When training staff, I love to make tangible, real world comparisons to make lessons more engaging. I always prefer a 'thought exercise' rather than rote reviews of steps of service and standard operating procedures (SOPs). If you can help someone grasp there's a humanistic reason to behaving a certain way, rather than a requirement, I really believe motivation to do a great job comes more easily.
One of my favorite comparisons to use in the hospitality industry is a trip to your neighborhood hardware store. No matter where I end up or what neighborhoods I've lived in, local hardware stores bat about 100% when it comes to taking care of you when you walk through their doors.
Think of the similarities between these business and the restaurant world: customers walking through the door having an idea of what they want, but not totally sure; being overwhelmed by the similar products and different brands and not knowing how to make a product selection; being embarrassed to ask for assistance from the staff because you have no knowledge base; or having an idea for something and letting the staff guide you from scratch to make the right decision.
In those scenarios, whether you're talking about a locking miter router bit or an obscure imported ingredient, it is imperative to make your customer/guest feel comfortable and helped however needed to see them through the experience.
Now, if you'll pardon me for sounding a little cynical here—why is it that so many restaurant servers don't feel an obligation to seeing an unsure guest though an experience that may be new to them?
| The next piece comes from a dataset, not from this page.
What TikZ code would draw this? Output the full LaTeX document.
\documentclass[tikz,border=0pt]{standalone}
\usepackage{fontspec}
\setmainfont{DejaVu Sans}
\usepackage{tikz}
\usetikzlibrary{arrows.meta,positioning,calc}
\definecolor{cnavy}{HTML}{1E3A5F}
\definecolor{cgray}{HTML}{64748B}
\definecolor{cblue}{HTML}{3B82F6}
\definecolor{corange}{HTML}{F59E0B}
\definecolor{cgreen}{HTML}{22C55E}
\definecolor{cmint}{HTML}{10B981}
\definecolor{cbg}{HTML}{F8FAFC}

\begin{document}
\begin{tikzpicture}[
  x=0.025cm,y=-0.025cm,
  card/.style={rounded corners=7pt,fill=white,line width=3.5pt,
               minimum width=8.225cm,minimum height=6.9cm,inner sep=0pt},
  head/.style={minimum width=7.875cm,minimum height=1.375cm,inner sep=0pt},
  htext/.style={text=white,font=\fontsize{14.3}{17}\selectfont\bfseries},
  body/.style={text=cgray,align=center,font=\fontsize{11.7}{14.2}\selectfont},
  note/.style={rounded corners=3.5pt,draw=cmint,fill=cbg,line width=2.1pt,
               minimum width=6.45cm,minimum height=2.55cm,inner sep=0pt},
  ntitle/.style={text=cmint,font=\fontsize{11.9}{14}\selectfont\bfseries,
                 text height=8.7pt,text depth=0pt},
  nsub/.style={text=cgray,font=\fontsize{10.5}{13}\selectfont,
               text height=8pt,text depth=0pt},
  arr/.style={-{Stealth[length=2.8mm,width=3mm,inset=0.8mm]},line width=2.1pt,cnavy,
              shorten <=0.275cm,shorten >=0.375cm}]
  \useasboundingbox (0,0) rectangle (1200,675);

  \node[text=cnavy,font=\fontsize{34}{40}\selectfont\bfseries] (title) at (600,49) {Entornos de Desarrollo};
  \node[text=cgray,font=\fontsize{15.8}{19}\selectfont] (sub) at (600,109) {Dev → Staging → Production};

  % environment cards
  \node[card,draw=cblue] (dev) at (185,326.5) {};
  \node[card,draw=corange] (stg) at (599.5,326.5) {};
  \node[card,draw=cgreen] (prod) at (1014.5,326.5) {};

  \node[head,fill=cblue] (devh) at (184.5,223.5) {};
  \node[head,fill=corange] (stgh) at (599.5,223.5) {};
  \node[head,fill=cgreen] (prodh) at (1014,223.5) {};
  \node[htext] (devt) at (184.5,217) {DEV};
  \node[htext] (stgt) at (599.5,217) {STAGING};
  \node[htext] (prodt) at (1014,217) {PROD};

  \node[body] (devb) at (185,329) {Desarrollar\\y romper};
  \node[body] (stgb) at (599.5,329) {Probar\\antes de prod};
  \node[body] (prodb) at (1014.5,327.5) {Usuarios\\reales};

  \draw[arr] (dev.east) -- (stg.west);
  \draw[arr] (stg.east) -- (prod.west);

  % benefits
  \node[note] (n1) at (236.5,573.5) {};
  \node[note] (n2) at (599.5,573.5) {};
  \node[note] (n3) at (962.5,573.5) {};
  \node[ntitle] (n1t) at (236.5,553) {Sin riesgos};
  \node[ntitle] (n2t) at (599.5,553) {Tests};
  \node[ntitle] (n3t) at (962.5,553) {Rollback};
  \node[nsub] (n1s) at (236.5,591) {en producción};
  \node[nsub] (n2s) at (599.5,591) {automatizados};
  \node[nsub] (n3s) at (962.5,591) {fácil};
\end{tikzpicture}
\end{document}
In contrast, nearly every time I walk into a hardware store I get prompt and friendly help that doesn't make me feel stupid for having little idea of what I'm talking about.
I think the answer to that cynical question lies in the sometimes shaky foundation of how the hospitality industry trains people and sets expectations for staff roles. If we focused more on teaching our staff why we do what we do and how people should feel walking through our doors, I truly believe it would go a long way in getting employees to buy into the effort we are asking of them to do things the right way.
Now don't get me wrong, it's important to have SOPs and systems in place. Attention to detail and menu knowledge are essential. But if we allow our staff, the front lines of our hospitality businesses, the opportunity to fully realize what it means to be taken care of through tangible examples, our industry will be better for it.